Nineteen-year-old Emily Wander says a lifetime of pain brought her to the point of limping in eighth-grade, and it continued to get progressively worse.
Although very active in sports as a youth, by the time Wander came to UC Health in 2012, with a referral to see Kenter in hand, she says she was barely able to walk having seen “many, many physicians” and thinking she may have to go out of state to find a specialist. Wander says she had no idea she had late onset hip dysplasia.
“By high school I was sitting out a lot,” she recalls. “I would hear someone say arthritis and think ‘I am way too young for this.’”
Kenter, an associate professor in the department of orthopedic surgery at the University of Cincinnati College of Medicine, is one of only a few orthopedic surgeons nationwide who treat the hip arthroscopically for conditions such as soft tissue tears and bone spurs in the hip joint.
Kenter arthroscopically repaired a labral tear in Wander’s left hip and removed bone spurs that were tearing into the cartilage.
“It felt better in a week after the surgery than it had felt my whole life. It was pretty much immediate relief … life changing actually,” says a grateful Wander who will undergo arthroscopy on her right hip in the near future.
In an arthroscopic examination, Kenter makes a small incision in the patient’s skin and then inserts pencil-sized instruments that contain a small lens and lighting system to magnify and illuminate the structures inside the joint. The surgery is done on an outpatient basis—meaning no anticipated overnight stays in the hospital—and the surgery generally takes 2 to 3 hours.
It’s a newer, advanced procedure that’s leading to “enormous quality of life improvements for many patients,” says Kenter.

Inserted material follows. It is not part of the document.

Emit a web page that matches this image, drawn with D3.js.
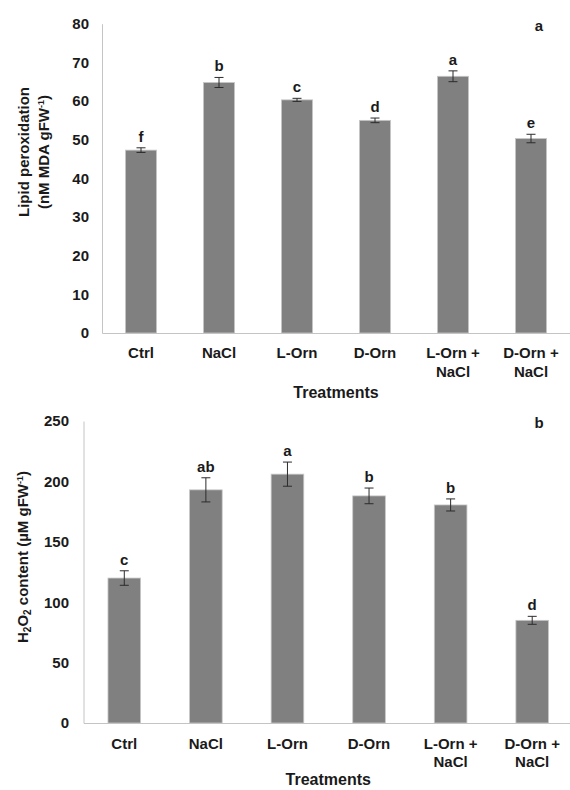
<!DOCTYPE html>
<html lang="en">
<head>
  <meta charset="utf-8">
  <title>Lipid peroxidation and H2O2</title>
  <script src="https://d3js.org/d3.v7.min.js"></script>
  <style>
    body { margin: 0; background: #fff; }
    svg text { font-family: "Liberation Sans", Arial, sans-serif; font-weight: bold; fill: #1a1a1a; }
  </style>
</head>
<body>
<script>
  // treatments, one entry per bar (second line goes under the first)
  var treatments = ["Ctrl", "NaCl", "L-Orn", "D-Orn", "L-Orn +|NaCl", "D-Orn +|NaCl"];

  // panel a: lipid peroxidation (nM MDA gFW-1)
  var lipidValues = [47.3, 64.8, 60.3, 55.0, 66.4, 50.3];
  var lipidErrors = [0.6, 1.3, 0.4, 0.6, 1.4, 1.1];
  var lipidLetters = ["f", "b", "c", "d", "a", "e"];
  var lipidTicks = [0, 10, 20, 30, 40, 50, 60, 70, 80];

  // panel b: H2O2 content (uM gFW-1)
  var h2o2Values = [120, 193, 206, 188, 180.5, 85];
  var h2o2Errors = [6, 10, 10, 6.5, 5, 3.3];
  var h2o2Letters = ["c", "ab", "a", "b", "b", "d"];
  var h2o2Ticks = [0, 50, 100, 150, 200, 250];

  var svg = d3.select("body").append("svg")
    .attr("width", 570)
    .attr("height", 790);

  function drawPanel(opt) {
    var x = d3.scaleBand().domain(treatments).range([opt.left, opt.right]).padding(0);
    var y = d3.scaleLinear().domain([0, d3.max(opt.ticks)]).range([opt.bottom, opt.top]);
    var bw = x.bandwidth() * 0.4;
    var g = svg.append("g");

    // y axis (line only, no tick marks)
    var ya = g.append("g")
      .attr("transform", "translate(" + opt.left + ",0)")
      .call(d3.axisLeft(y).tickValues(opt.ticks).tickSize(0).tickPadding(opt.tickPad));
    ya.select(".domain").attr("stroke", "#c4c4c4");
    ya.selectAll("text").style("font-size", "15px").attr("fill", "#1a1a1a");

    var rows = treatments.map(function(t, i) {
      return { name: t, v: opt.values[i], e: opt.errors[i], l: opt.letters[i] };
    });

    g.selectAll("rect.bar").data(rows).enter().append("rect")
      .attr("class", "bar")
      .attr("x", function(d) { return x(d.name) + (x.bandwidth() - bw) / 2; })
      .attr("y", function(d) { return y(d.v); })
      .attr("width", bw)
      .attr("height", function(d) { return y(0) - y(d.v); })
      .attr("fill", "#808080")
      .attr("stroke", "#c8c8c8")
      .attr("stroke-width", 0.8);

    // error bars
    var eb = g.selectAll("g.err").data(rows).enter().append("g").attr("class", "err")
      .attr("stroke", "#2b2b2b").attr("stroke-width", 1);
    eb.append("line")
      .attr("x1", function(d) { return x(d.name) + x.bandwidth() / 2; })
      .attr("x2", function(d) { return x(d.name) + x.bandwidth() / 2; })
      .attr("y1", function(d) { return y(d.v + d.e); })
      .attr("y2", function(d) { return y(d.v - d.e); });
    [1, -1].forEach(function(s) {
      eb.append("line")
        .attr("x1", function(d) { return x(d.name) + x.bandwidth() / 2 - 4.5; })
        .attr("x2", function(d) { return x(d.name) + x.bandwidth() / 2 + 4.5; })
        .attr("y1", function(d) { return y(d.v + s * d.e); })
        .attr("y2", function(d) { return y(d.v + s * d.e); });
    });

    // significance letters
    g.selectAll("text.sig").data(rows).enter().append("text")
      .attr("class", "sig")
      .attr("x", function(d) { return x(d.name) + x.bandwidth() / 2; })
      .attr("y", function(d) { return y(d.v + d.e) - 6; })
      .attr("text-anchor", "middle")
      .style("font-size", "15px")
      .text(function(d) { return d.l; });

    // x axis, labels split into two lines
    var xa = g.append("g")
      .attr("transform", "translate(0," + opt.bottom + ")")
      .call(d3.axisBottom(x).tickSize(0).tickSizeOuter(0).tickFormat(""));
    xa.select(".domain").attr("stroke", "#c4c4c4");
    xa.selectAll(".tick").append("text")
      .attr("text-anchor", "middle")
      .style("font-size", "15px")
      .each(function(d) {
        var parts = d.split("|");
        var t = d3.select(this);
        parts.forEach(function(p, k) {
          t.append("tspan").attr("x", 0).attr("y", opt.labelY + k * 18.5).text(p);
        });
      });

    g.append("text")
      .attr("x", (opt.left + opt.right) / 2)
      .attr("y", opt.bottom + opt.titleY)
      .attr("text-anchor", "middle")
      .style("font-size", "16px")
      .text("Treatments");

    g.append("text")
      .attr("x", 539)
      .attr("y", opt.top + 7)
      .attr("text-anchor", "middle")
      .style("font-size", "15px")
      .text(opt.panel);
  }

  drawPanel({
    left: 102, right: 570, top: 23.7, bottom: 333, tickPad: 13, labelY: 25, titleY: 65,
    values: lipidValues, errors: lipidErrors, letters: lipidLetters, ticks: lipidTicks, panel: "a"
  });

  drawPanel({
    left: 83.5, right: 573, top: 421, bottom: 723, tickPad: 14.5, labelY: 25.5, titleY: 62,
    values: h2o2Values, errors: h2o2Errors, letters: h2o2Letters, ticks: h2o2Ticks, panel: "b"
  });

  // y titles
  var t1 = svg.append("text")
    .attr("transform", "translate(29,152) rotate(-90)")
    .attr("text-anchor", "middle")
    .style("font-size", "15px");
  t1.append("tspan").attr("x", 0).attr("y", 0).text("Lipid peroxidation");
  t1.append("tspan").attr("x", 0).attr("y", 20).text("(nM MDA gFW");
  t1.append("tspan").attr("dy", -5).style("font-size", "9px").text("-1");
  t1.append("tspan").attr("dy", 5).text(")");

  var t2 = svg.append("text")
    .attr("transform", "translate(28,557) rotate(-90)")
    .attr("text-anchor", "middle")
    .style("font-size", "15px");
  t2.append("tspan").text("H");
  t2.append("tspan").attr("dy", 3).style("font-size", "10px").text("2");
  t2.append("tspan").attr("dy", -3).text("O");
  t2.append("tspan").attr("dy", 3).style("font-size", "10px").text("2");
  t2.append("tspan").attr("dy", -3).text(" content (\u00b5M gFW");
  t2.append("tspan").attr("dy", -5).style("font-size", "9px").text("-1");
  t2.append("tspan").attr("dy", 5).text(")");
</script>
</body>
</html>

Patients often live with hip pain for years, he says, because it’s the same type of joint pain associated with arthritis, bursitis (inflammation of the bursa sac located in the hip) or a groin pull; all of which can lessen in pain with inactivity; therefore people might just stop moving to find relief. In the young athlete, hip pain is more often attributed to overuse, but it can also be the result of late onset hip dysplasia; of which he says he is seeing more and more cases.
“People are very familiar with having their knee or shoulder scoped, but the hip is a much larger joint and it takes a specialized technique to examine and repair these problems,” he says, explaining that late onset hip dysplasia, which can cause soft tissue tears and bone spurs, can affect patients as young as thirteen.
Dysplasia of the hip is the name for a variety of conditions caused when a child’s hip doesn’t develop properly, either in utero or later in life, and can affect one or both hip joints. In mild cases the ligaments and other soft tissues around the hip joint are not tight, and they allow the thighbone (femur) to move around more than normal. In severe cases, the joint is so loose that the ball at the top of the thighbone (femoral head) is displaced from the hip socket.
What Kenter wants people in the Greater Cincinnati community to know is: “You do not need to leave Cincinnati to have your hip scoped … we do that here.”